P.S. Мне семьдесят три года, я совершенно седая, тощая и, конечно, больная. Хожу с трудом, но по дому делаю всю работу, потому что найти помощницу очень трудно. Посылаю на всякий случай фотографию внука и его жены Светланы, которая выглядит здесь гораздо наивнее и юнее, чем на самом деле. Они женаты полтора года. Павел, я навсегда запомнила, что ты был первый, кто подошел ко мне тогда, в Михайлинской, запомнила твои слова, твое лицо — все думали, что я без сознания, но я видела и слышала, только ничего не чувствовала, конечно.
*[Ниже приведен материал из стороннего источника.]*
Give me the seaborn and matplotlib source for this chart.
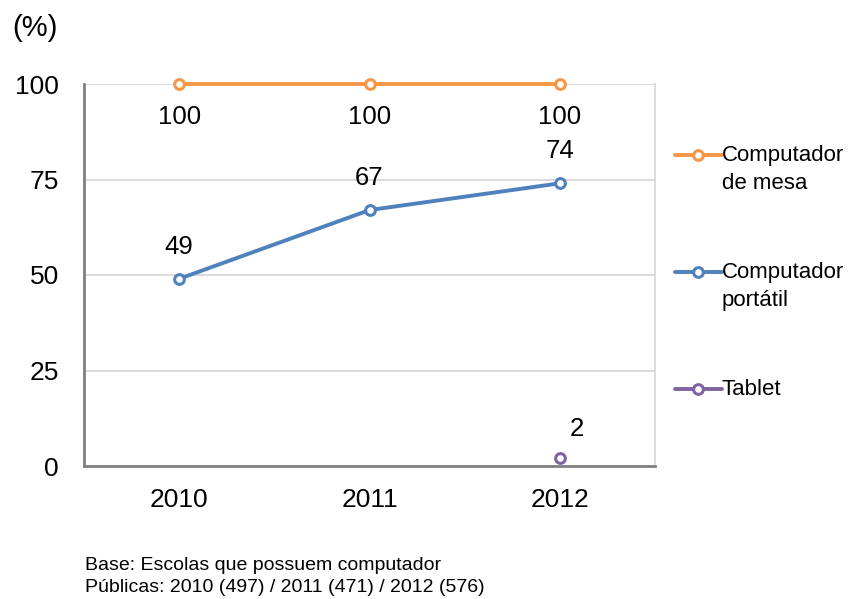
import pandas as pd
import numpy as np
import matplotlib
matplotlib.use('Agg')
import matplotlib.pyplot as plt
import seaborn as sns

anos = ['2010', '2011', '2012']
series = ['Computador de mesa', 'Computador portátil', 'Tablet']
legenda = ['Computador\nde mesa', 'Computador\nportátil', 'Tablet']
mesa = [100, 100, 100]
portatil = [49, 67, 74]
tablet = [np.nan, np.nan, 2]
cores = ['#F79646', '#4F81BD', '#8064A2']

df = pd.DataFrame({
    'ano': anos * 3,
    'serie': [series[0]] * 3 + [series[1]] * 3 + [series[2]] * 3,
    'valor': mesa + portatil + tablet,
})

sns.set_style('white')
plt.rcParams['font.family'] = ['Liberation Sans', 'DejaVu Sans']
plt.rcParams['text.color'] = 'black'
plt.rcParams['xtick.color'] = 'black'
plt.rcParams['ytick.color'] = 'black'

fig = plt.figure(figsize=(8.49, 5.99), dpi=100)
ax = fig.add_axes([84 / 849, 1 - 466 / 599, (655 - 84) / 849, (466 - 84) / 599])

for s, c in zip(series, cores):
    sub = df[df['serie'] == s]
    x = [anos.index(a) for a in sub['ano']]
    sns.lineplot(x=x, y=sub['valor'].values, ax=ax, color=c, linewidth=2.8,
                 marker='o', markersize=7, markerfacecolor='white',
                 markeredgecolor=c, markeredgewidth=2.2, legend=False, clip_on=False, zorder=3)

# rótulos de dados
for i, v in enumerate(mesa):
    ax.annotate(str(v), (i, v), xytext=(0, -24), textcoords='offset points',
                ha='center', va='center', fontsize=18.5)
for i, v in enumerate(portatil):
    ax.annotate(str(v), (i, v), xytext=(0, 23), textcoords='offset points',
                ha='center', va='center', fontsize=18.5)
for i, v in enumerate(tablet):
    if not np.isnan(v):
        ax.annotate(str(v), (i, v), xytext=(12, 21), textcoords='offset points',
                    ha='center', va='center', fontsize=18.5)

ax.set_xlim(-0.5, 2.5)
ax.set_ylim(0, 100)
ax.set_yticks([0, 25, 50, 75, 100])
ax.set_xticks([0, 1, 2])
ax.set_xticklabels(anos)
ax.set_xticks([-0.5, 0.5, 1.5, 2.5], minor=True)
ax.tick_params(axis='x', which='major', length=0, pad=16, labelsize=19)
ax.tick_params(axis='x', which='minor', length=7, width=1.5, color='#808080', direction='out')
ax.tick_params(axis='y', length=7, width=1.5, color='#808080', labelcolor='black',
               direction='out', pad=11, labelsize=19)
ax.grid(axis='y', color='#D9D9D9', linewidth=1.3)
ax.set_axisbelow(True)
for lado in ['left', 'bottom']:
    ax.spines[lado].set_color('#808080')
    ax.spines[lado].set_linewidth(2)
ax.spines['top'].set_visible(False)
ax.spines['right'].set_color('#D9D9D9')
ax.spines['right'].set_linewidth(1.3)
ax.set_xlabel('')
ax.set_ylabel('')

fig.text(12 / 849, 1 - 28 / 599, '(%)', fontsize=21, va='center', ha='left')

# legenda manual
ys_leg = [155, 272, 389]
for lab, c, yy in zip(legenda, cores, ys_leg):
    yf = 1 - yy / 599
    fig.lines.append(plt.Line2D([675 / 849, 722 / 849], [yf, yf], color=c, linewidth=2.8,
                                transform=fig.transFigure))
    fig.lines.append(plt.Line2D([698 / 849], [yf], color=c, marker='o', markersize=7,
                                markerfacecolor='white', markeredgecolor=c, markeredgewidth=2.2,
                                transform=fig.transFigure))
    fig.text(722 / 849, yf + 10 / 599, lab, fontsize=16, va='top', ha='left', linespacing=1.42)

fig.text(85 / 849, 1 - 565 / 599, 'Base: Escolas que possuem computador', fontsize=14, va='center')
fig.text(85 / 849, 1 - 588 / 599, 'Públicas: 2010 (497) / 2011 (471) / 2012 (576)', fontsize=14, va='center')

fig.savefig('out.png', dpi=100)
Павел, прости меня, старуху, и откликнись».
Павел Евграфович вертел фотографию, смотрел на пучеглазого молодого человека с бородкой, не видя, не понимая, а лишь ощущая, что нахлынуло наподобие сердечного приступа — беспокойство, озноб, удушливая и теснящая грудь память из глубочайших глубин — и от этого некоторый страх. Бывало, ночью уговаривал себя в мыслях: «Успокойся, тебе уже лучше, значительно лучше, боль проходит, проходит». И проходило. Так и теперь: «Ничего особенного, обыкновенное письмо, волноваться не следует. Подумаешь, не виделись пятьдесят пять лет!»
Асю Игумнову вспомнил сразу. И Пятнадцатую линию, дом с граненым выступом, ворота из железных прутьев. Вдруг обрадовался — пойти рассказать детям! Ведь интересно — через пятьдесят пять лет. Но тотчас сообразил, что рассказывать нельзя, потому что поругались. Вчера тяжело и обидно ругались, опять натолкнулся на непонимание, нет, не то — все понимают, но делают вопреки пониманию. Того хуже, недомыслие. Недочувствие. Как будто других кровей. Рассказывать неохота ни Руське, ни Вере, ни свояченице, никому. Была бы Галя жива.
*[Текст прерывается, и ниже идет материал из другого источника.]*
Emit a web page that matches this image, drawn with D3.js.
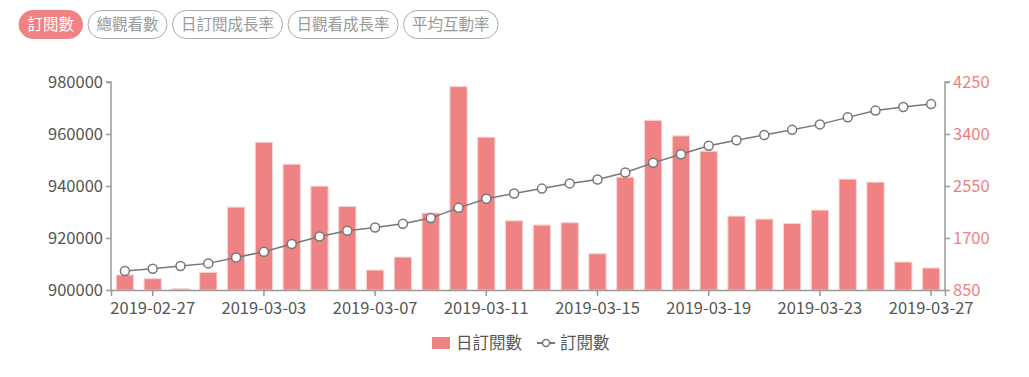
<!DOCTYPE html>
<html>
<head>
<meta charset="utf-8">
<script src="https://cdn.jsdelivr.net/npm/d3@7"></script>
<style>
  body { margin: 0; background: #fff; font-family: "Noto Sans CJK TC", "Noto Sans", sans-serif; }
  svg text { font-family: "Noto Sans CJK TC", "Noto Sans", sans-serif; }
</style>
</head>
<body>
<svg id="chart" width="1029" height="377"></svg>
<script>
// tab buttons across the top
var tabs = ["訂閱數", "總觀看數", "日訂閱成長率", "日觀看成長率", "平均互動率"];

// dates on the category axis
var dates = ["2019-02-26", "2019-02-27", "2019-02-28", "2019-03-01", "2019-03-02", "2019-03-03",
  "2019-03-04", "2019-03-05", "2019-03-06", "2019-03-07", "2019-03-08", "2019-03-09", "2019-03-10",
  "2019-03-11", "2019-03-12", "2019-03-13", "2019-03-14", "2019-03-15", "2019-03-16", "2019-03-17",
  "2019-03-18", "2019-03-19", "2019-03-20", "2019-03-21", "2019-03-22", "2019-03-23", "2019-03-24",
  "2019-03-25", "2019-03-26", "2019-03-27"];

// 日訂閱數 (bars, right axis)
var dailySubs = [1095, 1034, 871, 1139, 2205, 3265, 2906, 2547, 2216, 1176, 1388, 2107, 4174,
  3347, 1981, 1911, 1949, 1443, 2694, 3624, 3369, 3118, 2058, 2009, 1938, 2156, 2662, 2613, 1307, 1209];

// 訂閱數 (line, left axis)
var totalSubs = [907300, 908200, 909200, 910240, 912540, 914700, 917660, 920600, 922800, 924060,
  925500, 927650, 931600, 935100, 937100, 939000, 941000, 942500, 945200, 948900, 952200, 955500,
  957600, 959600, 961600, 963700, 966400, 969000, 970400, 971500];

var leftTicks = [900000, 920000, 940000, 960000, 980000];
var rightTicks = [850, 1700, 2550, 3400, 4250];

var barColor = "#ef8282";
var axisColor = "#999";

var margin = {top: 82, right: 84, bottom: 87, left: 111},
    width = 1029 - margin.left - margin.right,
    height = 377 - margin.top - margin.bottom;

var svg = d3.select("#chart");

/* Tabs */
var tabX = 19;
var tabG = svg.append("g").attr("class", "tabs");
tabs.forEach(function (t, i) {
  var g = tabG.append("g");
  var txt = g.append("text")
    .attr("y", 25)
    .attr("dy", "0.35em")
    .style("font-size", "15.5px")
    .attr("fill", i === 0 ? "#fff" : "#999")
    .text(t);
  var w = txt.node().getComputedTextLength() + 17;
  g.insert("rect", "text")
    .attr("x", tabX).attr("y", 10.5)
    .attr("width", w).attr("height", 28)
    .attr("rx", 14)
    .attr("fill", i === 0 ? "#ef8282" : "#fff")
    .attr("stroke", i === 0 ? "#ef8282" : "#aaa");
  txt.attr("x", tabX + 8.5);
  tabX += w + 5.5;
});

/* Chart */
var g = svg.append("g").attr("transform", "translate(" + margin.left + "," + margin.top + ")");

var xScale = d3.scaleBand().domain(dates).range([0, width]).paddingInner(0.38).paddingOuter(0.19);
var yLeft = d3.scaleLinear().domain([900000, 980000]).range([height, 0]);
var yRight = d3.scaleLinear().domain([850, 4250]).range([height, 0]);

function styleAxis(sel, color) {
  sel.select(".domain").attr("stroke", axisColor).attr("stroke-width", 1.5);
  sel.selectAll(".tick line").attr("stroke", axisColor).attr("stroke-width", 1.5);
  sel.selectAll(".tick text").attr("fill", color).style("font-size", "16.5px");
}

// bars
g.selectAll(".bar")
  .data(dailySubs)
  .enter().append("rect")
    .attr("class", "bar")
    .attr("x", (d, i) => xScale(dates[i]))
    .attr("width", xScale.bandwidth())
    .attr("y", (d) => yRight(d))
    .attr("height", (d) => height - yRight(d))
    .attr("fill", barColor)
    .attr("stroke", "#f9d3d3")
    .attr("stroke-width", 1);

// x axis, label every fourth day
var xAxis = d3.axisBottom(xScale)
  .tickValues(dates.filter((d, i) => i % 4 === 1))
  .tickSizeOuter(0).tickSize(6).tickPadding(6.5);
var xg = g.append("g")
  .attr("transform", "translate(0," + height + ")")
  .call(xAxis);
styleAxis(xg, "#555");

// left axis
var lg = g.append("g").call(d3.axisLeft(yLeft).tickValues(leftTicks).tickFormat(d3.format("d"))
  .tickSizeOuter(0).tickSize(5).tickPadding(3));
styleAxis(lg, "#555");
lg.select(".domain").attr("d", "M0," + height + "V0h-5");

// right axis
var rg = g.append("g").attr("transform", "translate(" + width + ",0)")
  .call(d3.axisRight(yRight).tickValues(rightTicks).tickFormat(d3.format("d"))
  .tickSizeOuter(0).tickSize(5).tickPadding(3));
styleAxis(rg, "#f08080");
rg.select(".domain").attr("d", "M0," + height + "V0h5");

// line
var line = d3.line()
  .x((d, i) => xScale(dates[i]) + xScale.bandwidth() / 2)
  .y((d) => yLeft(d));
g.append("path")
  .datum(totalSubs)
  .attr("fill", "none")
  .attr("stroke", "#777")
  .attr("stroke-width", 1.5)
  .attr("d", line);

g.selectAll(".dot")
  .data(totalSubs)
  .enter().append("circle")
    .attr("class", "dot")
    .attr("cx", (d, i) => xScale(dates[i]) + xScale.bandwidth() / 2)
    .attr("cy", (d) => yLeft(d))
    .attr("r", 4.5)
    .attr("fill", "#fff")
    .attr("stroke", "#777")
    .attr("stroke-width", 1.5);

/* Legend */
var leg = svg.append("g").attr("transform", "translate(0,343)");
leg.append("rect").attr("x", 432).attr("y", -6).attr("width", 18).attr("height", 12).attr("fill", barColor);
leg.append("text").attr("x", 456).attr("dy", "0.35em").attr("fill", "#555").style("font-size", "16.5px").text("日訂閱數");
leg.append("line").attr("x1", 537).attr("x2", 555).attr("stroke", "#777").attr("stroke-width", 2);
leg.append("circle").attr("cx", 546).attr("r", 3.5).attr("fill", "#fff").attr("stroke", "#777").attr("stroke-width", 1.5);
leg.append("text").attr("x", 560).attr("dy", "0.35em").attr("fill", "#555").style("font-size", "16.5px").text("訂閱數");
</script>
</body>
</html>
Он взял письмо, еще раз прочитал, опять заколотилось сердце, и — поскорее в ящик стола поглубже, под бумаги. Вчера затеялся гнусный практический разговор. И странно: Вера и Руська, такие разные, спорящие всегда обо всем, тут мгновенно сошлись. И с какой злобой набрасывались, какие аргументы беспощадные выдвигали. Вера сказала: «Надоело наше вечное блаженное нищенство. Почему мы должны жить хуже всех, теснее всех, жалчее всех?» Руська грозил и пальцем тряс: «Имей в виду, на твоей совести будет грех. Ты о душевном покое думаешь, а не о внуках. А ведь им жить, не нам с тобой». Что-то о старческом эгоизме, несправедливое, отвратительное. Такой дурак, такой безжалостный. Нет, простить нельзя. Вчера рукой махнул и ушел, потому что говорить бесполезно. Ошибка, ошибка! Не вчера было, а позавчера. Вчера пустой день. Ни с кем не разговаривал, сидел наверху, в комнатке над верандой, временно свободной, потому что свояченица уехала в Москву получать пенсию и показаться врачам, и составлял ответ Гроздову П.Ф., жителю Майкопа, который в длинном безграмотном письме утверждал архиглупость — будто станица Кашкинская взята в январе 1920 года, хотя всем ведомо, что это произошло в феврале, а именно 3 февраля. Письмо переслали из Совета ветеранов. Отвечать было трудно, мучился, подбирал слова, а голова-то неспокойная и сердце болит из-за дураков, самые простые слова пропадали. Вера поднималась, стучала сердито и с этаким вызовом: «В чем дело? Почему ты не отзываешься? Нарочно нас нервируешь? Иди чай пить». Вот еще вздор — нарочно их нервировать. Как будто не знают, что он недослышит.